President Donald Trump heralded the Senate's passing of the GOP-backed tax bill Saturday as tremendous reform and said that people were going to be "very, very happy."
Trump, who spoke to reporters as he departed the White House for New York, said the overhaul of the tax code constituted the "largest tax cuts in the history of our country."
"They're going to get tremendous, tremendous tax cuts and tax relief and that's what this country needs," he said.
The contentious bill passed 51-49 along party lines in the early hours of Saturday morning, with just one Republican, Sen. Bob Corker, voting against it. The development brings the bill one step closer to being written into law.
A series of last-minute changes to the proposed legislation means the Senate bill must now be reconciled with the House version so that the same bill is passed out of both chambers.

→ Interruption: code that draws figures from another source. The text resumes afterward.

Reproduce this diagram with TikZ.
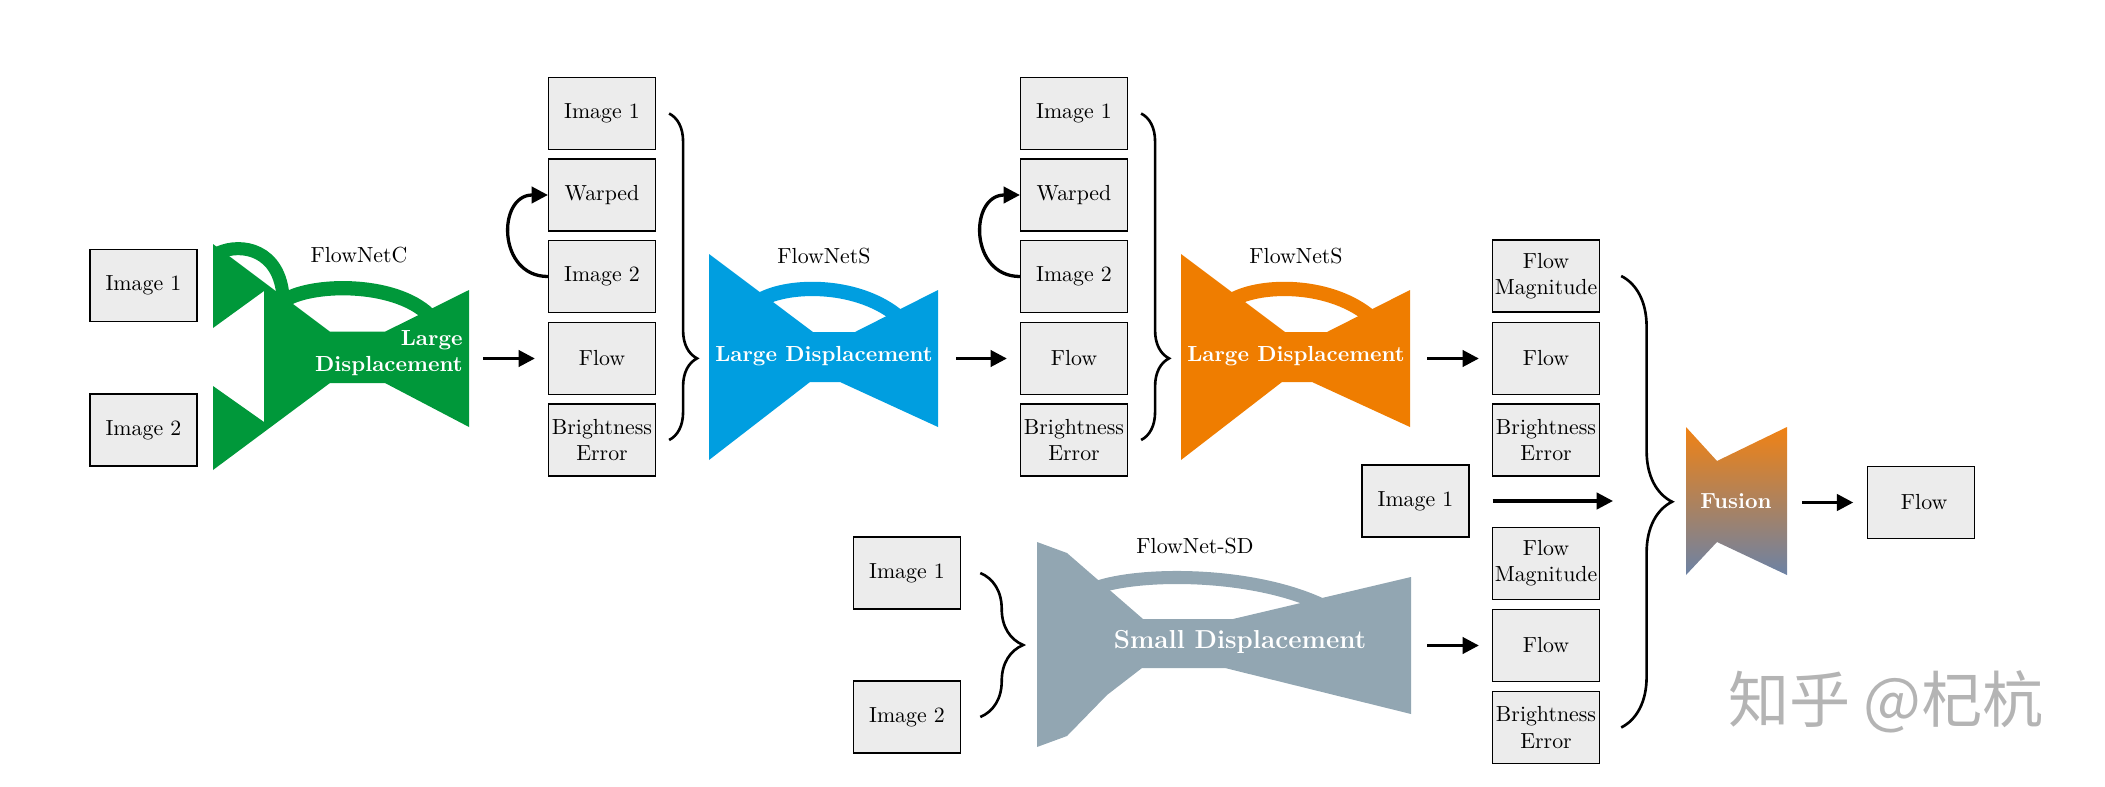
\documentclass[tikz,border=0pt]{standalone}
\usepackage{fontspec}
\newfontfamily\cjkfont{Noto Sans CJK SC}
\usetikzlibrary{arrows.meta,decorations.pathreplacing}

\definecolor{netgreen}{RGB}{0,152,58}
\definecolor{netblue}{RGB}{0,158,224}
\definecolor{netorange}{RGB}{239,125,0}
\definecolor{netgray}{RGB}{146,166,178}
\definecolor{boxfill}{RGB}{236,236,236}
\definecolor{fusetop}{RGB}{240,130,20}
\definecolor{fusebot}{RGB}{108,130,165}
\definecolor{markgray}{RGB}{180,180,180}

\begin{document}
\begin{tikzpicture}[x=1.61cm,y=-1.61cm,>={Triangle[length=7.5pt,width=7.5pt]},
  box/.style={draw,line width=0.6pt,fill=boxfill,minimum width=1.72cm,minimum height=1.16cm,inner sep=0pt,align=center},
  conn/.style={->,line width=1.5pt},
  brc/.style n args={2}{decorate,decoration={brace,amplitude=#1,aspect=#2},line width=1.2pt},
  nettext/.style={white,font=\bfseries,inner sep=0pt,align=center}]
\useasboundingbox (0,0) rectangle (21.05,7.87);

% FlowNetC
\node[box] (i1) at (1.435,2.855) {Image 1};
\node[box] (i2) at (1.435,4.30) {Image 2};
\fill[netgreen] (2.13,2.44) -- (3.30,3.317) -- (3.85,3.317) -- (4.69,2.90) -- (4.69,4.27) -- (3.85,3.83)
  -- (3.30,3.83) -- (2.13,4.70) -- (2.13,3.86) -- (2.64,4.22) -- (2.64,2.91) -- (2.13,3.28) -- cycle;
\draw[netgreen,line width=0.21cm] (2.18,2.53) .. controls (2.42,2.42) and (2.80,2.50) .. (2.83,2.97);
\draw[netgreen,line width=0.23cm] (2.85,3.00) .. controls (3.15,2.82) and (4.00,2.82) .. (4.32,3.18);
\node (ctitle) at (3.59,2.555) {FlowNetC};
\node[nettext,align=right,anchor=east] (ctext) at (4.63,3.53) {Large\\Displacement};
\coordinate (gout) at (4.83,3.585);

% first warping stage
\node[box] (a1) at (6.02,1.135) {Image 1};
\node[box] (b1) at (6.02,1.95) {Warped};
\node[box] (c1) at (6.02,2.765) {Image 2};
\node[box] (d1) at (6.02,3.585) {Flow};
\node[box] (e1) at (6.02,4.40) {Brightness\\Error};
\draw[conn,shorten >=0.21cm] (gout) -- (d1.west);
\draw[conn] (c1.west) to[out=180,in=180,looseness=1.6] (b1.west);
\draw[brc={12.8pt}{0.75}] ([xshift=0.21cm]a1.east) -- ([xshift=0.21cm]e1.east);

% FlowNetS (1)
\fill[netblue] (7.09,2.54) -- (8.13,3.32) -- (8.55,3.32) -- (9.38,2.90) -- (9.38,4.27) -- (8.40,3.82)
  -- (8.10,3.82) -- (7.09,4.60) -- cycle;
\draw[netblue,line width=0.23cm] (7.60,3.00) .. controls (7.90,2.83) and (8.60,2.83) .. (9.00,3.18);
\node (stitle1) at (8.24,2.56) {FlowNetS};
\node[nettext] (stext1) at (8.24,3.565) {Large Displacement};
\coordinate (bout) at (9.56,3.585);

% second warping stage
\node[box] (a2) at (10.74,1.135) {Image 1};
\node[box] (b2) at (10.74,1.95) {Warped};
\node[box] (c2) at (10.74,2.765) {Image 2};
\node[box] (d2) at (10.74,3.585) {Flow};
\node[box] (e2) at (10.74,4.40) {Brightness\\Error};
\draw[conn,shorten >=0.21cm] (bout) -- (d2.west);
\draw[conn] (c2.west) to[out=180,in=180,looseness=1.6] (b2.west);
\draw[brc={12.8pt}{0.75}] ([xshift=0.21cm]a2.east) -- ([xshift=0.21cm]e2.east);

% FlowNetS (2)
\fill[netorange] (11.81,2.54) -- (12.85,3.32) -- (13.27,3.32) -- (14.10,2.90) -- (14.10,4.27) -- (13.12,3.82)
  -- (12.82,3.82) -- (11.81,4.60) -- cycle;
\draw[netorange,line width=0.23cm] (12.32,3.00) .. controls (12.62,2.83) and (13.32,2.83) .. (13.72,3.18);
\node (stitle2) at (12.96,2.56) {FlowNetS};
\node[nettext] (stext2) at (12.96,3.565) {Large Displacement};
\coordinate (oout) at (14.27,3.585);

\node[box] (m1) at (15.46,2.76) {Flow\\Magnitude};
\node[box] (fl1) at (15.46,3.585) {Flow};
\node[box] (be1) at (15.46,4.40) {Brightness\\Error};
\draw[conn,shorten >=0.21cm] (oout) -- (fl1.west);

% FlowNet-SD
\node[box] (s1) at (9.07,5.73) {Image 1};
\node[box] (s2) at (9.07,7.17) {Image 2};
\draw[brc={19.6pt}{0.5}] ([xshift=0.31cm]s1.east) -- ([xshift=0.31cm]s2.east);
\fill[netgray] (10.37,5.42) -- (10.67,5.53) -- (11.43,6.19) -- (12.33,6.19) -- (14.11,5.77) -- (14.11,7.14)
  -- (12.25,6.68) -- (11.42,6.68) -- (11.07,6.95) -- (10.67,7.36) -- (10.37,7.47) -- cycle;
\draw[netgray,line width=0.21cm] (10.95,5.88) .. controls (11.40,5.72) and (12.50,5.72) .. (13.20,6.04);
\node (sdtitle) at (11.95,5.465) {FlowNet-SD};
\node[nettext,font=\bfseries\fontsize{11.9}{14}\selectfont] (sdtext) at (12.40,6.42) {Small Displacement};
\coordinate (sout) at (14.27,6.455);

\node[box] (m2) at (15.46,5.635) {Flow\\Magnitude};
\node[box] (fl2) at (15.46,6.455) {Flow};
\node[box] (be2) at (15.46,7.275) {Brightness\\Error};
\draw[conn,shorten >=0.21cm] (sout) -- (fl2.west);

% fusion
\node[box] (im) at (14.155,5.01) {Image 1};
\coordinate (imend) at (16.13,5.01);
\draw[conn,shorten <=0.37cm] (im.east) -- (imend);
\draw[brc={23.3pt}{0.5}] ([xshift=0.34cm]m1.east) -- ([xshift=0.34cm]be2.east);
\shade[top color=fusetop,bottom color=fusebot] (16.86,4.27) -- (17.17,4.61) -- (17.87,4.27) -- (17.87,5.75)
  -- (17.17,5.42) -- (16.86,5.75) -- cycle;
\node[nettext] (fus) at (17.36,5.01) {Fusion};
\coordinate (fout) at (18.02,5.025);
\node[box] (out) at (19.21,5.025) {\hspace{0.1cm}Flow};
\draw[conn,shorten >=0.22cm] (fout) -- (out.west);

\node[markgray,font=\cjkfont\fontsize{28}{32}\selectfont] (mark) at (18.86,7.02) {知乎 @杞杭};
\end{tikzpicture}
\end{document}
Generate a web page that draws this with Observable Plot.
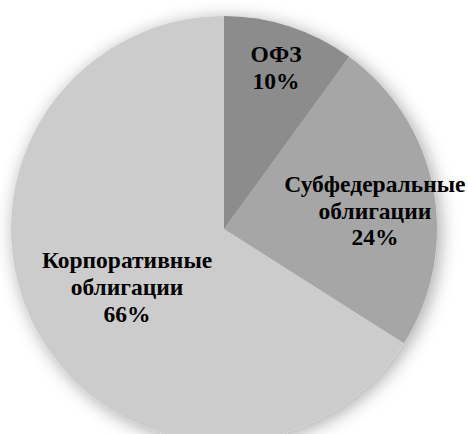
<!DOCTYPE html>
<html><head><meta charset="utf-8">
<script src="https://cdn.jsdelivr.net/npm/d3@7"></script>
<script src="https://cdn.jsdelivr.net/npm/@observablehq/plot@0.6"></script>
<style>body{margin:0;background:#fff}</style>
</head><body><div id="chart"></div>
<script>
const categories = ["ОФЗ", "Субфедеральные облигации", "Корпоративные облигации"];
const labelLines = [["ОФЗ"], ["Субфедеральные", "облигации"], ["Корпоративные", "облигации"]];
const shares = [10, 24, 66];
const colors = ["#8c8c8c", "#a6a6a6", "#cccccc"];

const rows = categories.map((c, i) => ({category: c, share: shares[i], lines: labelLines[i], color: colors[i]}));
const arcs = d3.pie().value(d => d.share).sort(null)(rows);

// label placement (fraction of radius, angular offset in degrees)
const labelR = [0.80, 0.712, 0.53];
const labelDA = [-0.4, 3.4, -1.5];
const labels = arcs.map((a, i) => {
  const ang = (a.startAngle + a.endAngle) / 2 + labelDA[i] * Math.PI / 180;
  return {x: labelR[i] * Math.sin(ang), y: labelR[i] * Math.cos(ang),
          text: a.data.lines.join("\n") + "\n" + a.data.share + "%"};
});

const pieMark = (index, scales) => {
  const cx = scales.x(0), cy = scales.y(0);
  const r = scales.x(1) - scales.x(0);
  const g = d3.create("svg:g");
  g.append("defs").append("filter").attr("id", "shadow")
    .attr("x", "-20%").attr("y", "-20%").attr("width", "140%").attr("height", "140%")
    .append("feDropShadow").attr("dx", 3).attr("dy", 3).attr("stdDeviation", 9)
    .attr("flood-color", "#000").attr("flood-opacity", 0.35);
  const arc = d3.arc().innerRadius(0).outerRadius(r);
  const pg = g.append("g").attr("transform", `translate(${cx},${cy})`).attr("filter", "url(#shadow)");
  pg.selectAll("path").data(arcs).join("path")
    .attr("d", arc).attr("fill", d => d.data.color);
  return g.node();
};

const chart = Plot.plot({
  width: 468,
  height: 434,
  margin: 0,
  style: {background: "#fff"},
  x: {domain: [-1, 1], range: [11, 437], axis: null},
  y: {domain: [-1, 1], range: [442, 16], axis: null},
  marks: [
    pieMark,
    Plot.text(labels, {x: "x", y: "y", text: "text", fontSize: 23.5, lineHeight: 1.14,
      fontWeight: "bold", fontFamily: "Liberation Serif", fill: "#000"})
  ]
});
document.getElementById("chart").append(chart);
</script>
</body></html>
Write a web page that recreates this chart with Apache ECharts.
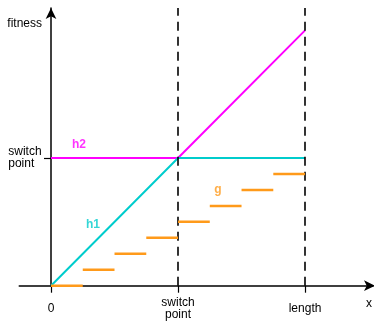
<!DOCTYPE html>
<html>
<head>
<meta charset="utf-8">
<script src="https://cdn.jsdelivr.net/npm/echarts@6/dist/echarts.min.js"></script>
<style>html,body{margin:0;padding:0;background:#fff}#c{width:374px;height:322px}</style>
</head>
<body>
<div id="c"></div>
<script>
// Data (units: switch point = 4, length = 8)
var xTickValues = [0, 4, 8];
var xTickLabels = ['0', 'switch\npoint', 'length'];
var yTickValues = [4];
var yTickLabels = ['switch\npoint'];
var h1Data = [[0, 0], [4, 4], [8, 4]];
var h2Data = [[0, 4], [4, 4], [8, 8]];
var gStarts = [0, 1, 2, 3, 4, 5, 6, 7];
var gLevels = [0, 0.5, 1, 1.5, 2, 2.5, 3, 3.5];
var dashedAt = [4, 8];
var seriesLabels = [
  { name: 'h2', value: [0.88, 4.41], color: '#ff00ff' },
  { name: 'h1', value: [1.32, 1.9], color: '#00cccc' },
  { name: 'g', value: [5.26, 3.0], color: '#ff9a1a' }
];

var gData = [];
for (var i = 0; i < gStarts.length; i++) {
  gData.push([gStarts[i], gLevels[i]]);
  gData.push([gStarts[i] + 1, gLevels[i]]);
  gData.push([gStarts[i] + 1, '-']);
}

var FONT = 'Liberation Sans, Arial, sans-serif';
var chart = echarts.init(document.getElementById('c'), null, { renderer: 'canvas' });
chart.setOption({
  animation: false,
  grid: { left: 19.25, right: 1, top: 8, bottom: 36.3, containLabel: false, outerBoundsMode: 'none' },
  xAxis: {
    type: 'value', min: -1, max: 10.14,
    name: 'x', nameLocation: 'end', nameGap: -4,
    nameTextStyle: { color: '#000', fontFamily: FONT, fontSize: 12, align: 'center', verticalAlign: 'top', padding: [12, 0, 0, 0] },
    splitLine: { show: false },
    axisLine: { onZero: false, symbol: ['none', 'arrow'], symbolSize: [8, 11], symbolOffset: [0, 2], lineStyle: { color: '#000', width: 1.5 } },
    axisTick: { show: true, customValues: xTickValues, length: 7, lineStyle: { color: '#000', width: 1.2 } },
    axisLabel: {
      customValues: xTickValues, margin: 23, verticalAlign: 'middle', lineHeight: 12,
      color: '#000', fontFamily: FONT, fontSize: 12,
      formatter: function (v) { var k = xTickValues.indexOf(v); return k >= 0 ? xTickLabels[k] : ''; }
    }
  },
  yAxis: {
    type: 'value', min: 0, max: 8.7,
    name: 'fitness', nameLocation: 'end', nameGap: -16,
    nameTextStyle: { color: '#000', fontFamily: FONT, fontSize: 12, align: 'right', verticalAlign: 'middle', padding: [0, 9, 0, 0] },
    splitLine: { show: false },
    axisLine: { onZero: true, symbol: ['none', 'arrow'], symbolSize: [8, 11], lineStyle: { color: '#000', width: 1.5 } },
    axisTick: { show: true, customValues: yTickValues, length: 7, lineStyle: { color: '#000', width: 1.2 } },
    axisLabel: {
      customValues: yTickValues, margin: -23,
      color: '#000', fontFamily: FONT, fontSize: 12,
      rich: { a: { width: 34, align: 'left', lineHeight: 12, fontFamily: FONT, fontSize: 12, color: '#000' } },
      formatter: function (v) {
        var k = yTickValues.indexOf(v);
        if (k < 0) return '';
        return yTickLabels[k].split('\n').map(function (s) { return '{a|' + s + '}'; }).join('\n');
      }
    }
  },
  series: [
    {
      type: 'line', data: h2Data, symbol: 'none', lineStyle: { color: '#ff00ff', width: 2 }, z: 3,
      markLine: {
        silent: true, symbol: 'none', label: { show: false },
        lineStyle: { color: '#000', type: [9, 6], width: 1.6 },
        data: dashedAt.map(function (v) { return { xAxis: v }; })
      }
    },
    { type: 'line', data: h1Data, symbol: 'none', lineStyle: { color: '#00cccc', width: 2 }, z: 4 },
    { type: 'line', data: gData, symbol: 'none', connectNulls: false, lineStyle: { color: '#ff9a1a', width: 2.5 }, z: 5 },
    {
      type: 'scatter', symbolSize: 0, z: 6,
      data: seriesLabels.map(function (d) {
        return { name: d.name, value: d.value, label: { color: d.color } };
      }),
      label: { show: true, position: 'inside', formatter: '{b}', fontFamily: FONT, fontSize: 12, fontWeight: 'bold' }
    }
  ]
});
</script>
</body>
</html>
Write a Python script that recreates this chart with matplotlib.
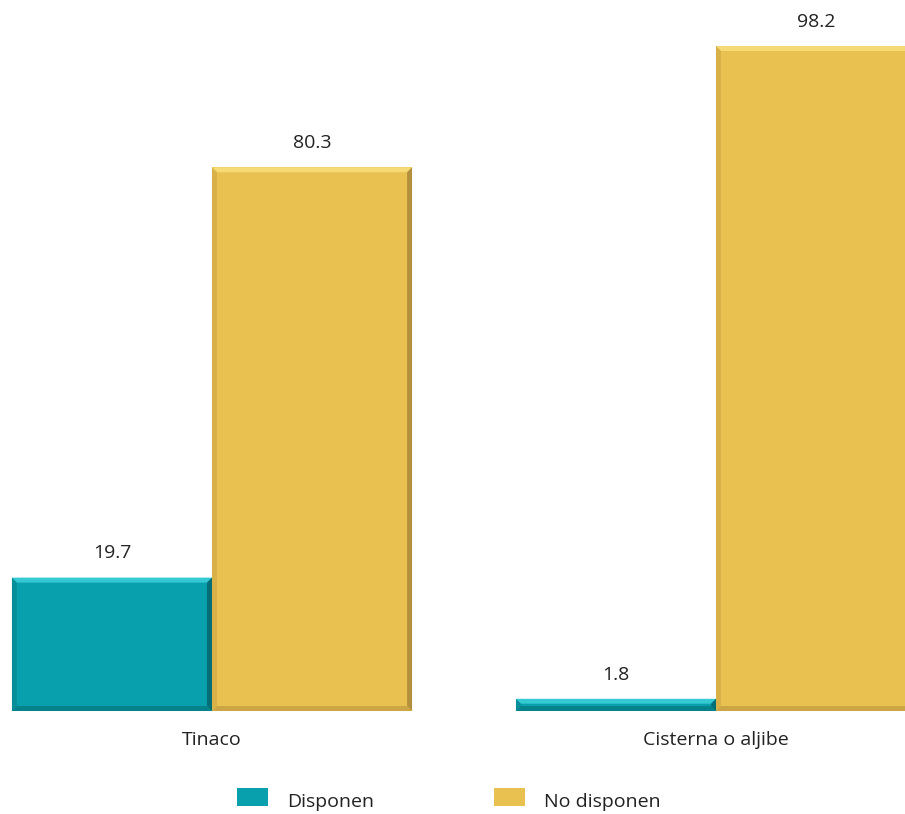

Addressing the next steps, Trump said the bill would pass into conference — negotiations to reconcile the two bills — and that something "beautiful" would come out of it.
"The House Republicans and the Senate Republicans are going to pick something that will be truly spectacular," he said.
While Trump lauded the bill's passage through the Senate, Democrats expressed dismay at the content of the reforms, as well as the way it was passed.
On Friday evening, a motion by Senate Minority Leader Chuck Schumer to adjourn the vote until Monday — in order to give senators more time to read the bill, which was riddled with handwritten notes — was voted down along party lines, 48-52.
"What happened early this morning — voting on the GOP tax bill just mere hours after senators received the final text — was irresponsible and downright disrespectful to the American people. What was in the bill was even worse. I voted NO," tweeted Sen. Kamala Harris, a Democrat from California.
Elizabeth Warren, the Democratic senator from Massachusetts, slammed the Republicans for being "morally bankrupt" as she said the bill was about more than economics, it was about values.
"Tonight the @SenateGOP gave a giant tax break to the rich & left everyone else holding the bag," she tweeted early Saturday.
The bill, which passed just before 2. a.m. ET, would represent the first overhaul of the U.S. tax code in 31 years. It would slash the corporate tax rate, offer more modest cuts for families and individuals, and eliminate several popular deductions.
GOP leaders have touted it as a boon for the middle class, but independent analyses suggest two-thirds of middle-class earners would see tax increases in the long-term.